How to hang a bird feeder on balcony?
All it takes is a good railing clamp and a bird feeder hook to have a balcony bird feeder. You can use either a railing clamp or a deck hook with a mounting bracket (depending on your railing) to hang a bird feeder on a balcony.
Can bird feeders be too close together?
Some birds can become territorial about feeders. To combat this behaviour, place feeders at least 3 to 4 feet apart to give birds the space they need.
Where do you hang a bird feeder?
Where is the best place to hang a bird feeder depends largely on the type of space you have. Hang your bird feeder away from trees, bushes, or populated areas for the best results.
How high should a bird feeder be hung?
Bird feeders should be hung at least 6 feet off the ground to prevent predators and pests from interfering with feeding or attacking your birds.
How long does it take for birds to come to a bird feeder?
It can take several weeks for birds to discover your feeder. Add a shiny pie plate with some seed in it or bright colors to help them find it faster.
How do you hang a bird feeder between two trees?
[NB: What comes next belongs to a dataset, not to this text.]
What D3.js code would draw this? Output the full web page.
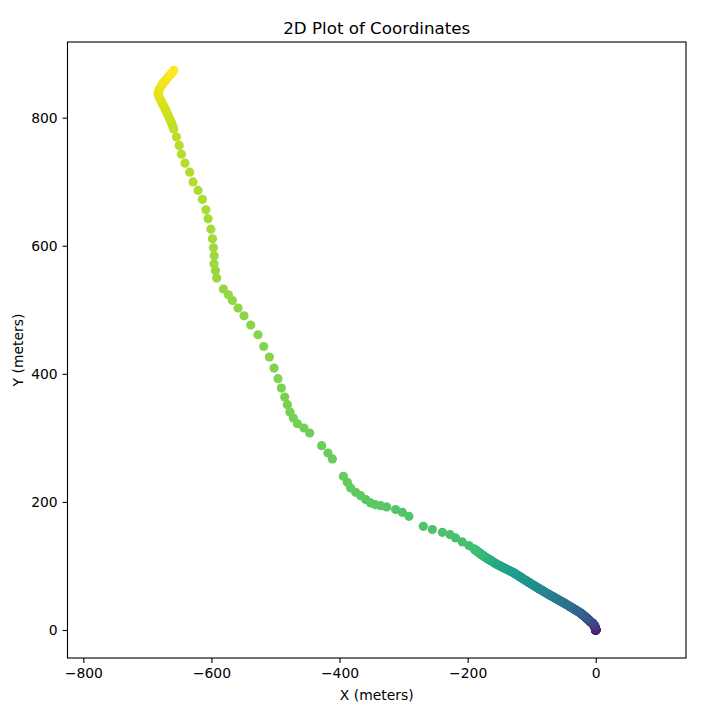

To hang a bird feeder between two trees, you need to either install a rope or wire as bird feeder hangers or utilize specific bird feeder hangers for trees (hooks to install directly onto the tree).
What is the best way to hang a suet feeder?
The best way to hang a suet feeder is alone and away from other feeders. Birds that thrive on suet are often shy birds that will appreciate the solitude.
How do you hang a bird feeder from a high branch?
To hang a bird feeder from a high branch, you can utilize a ladder and bird feeder hangers for trees or a tall bird feeder pole with a pulley. A pulley system allows you to reach otherwise out of reach locations.
Can you put a hummingbird feeder next to a bird feeder?
Hummingbirds are easily intimidated by other birds, so it is never a good idea to place their feeders next to other bird feeders where they can be startled.
How do birds find bird feeders?
Birds rely primarily on their source of vision to find seed at bird feeders. Once one bird has found the seed, other birds of the same species will follow.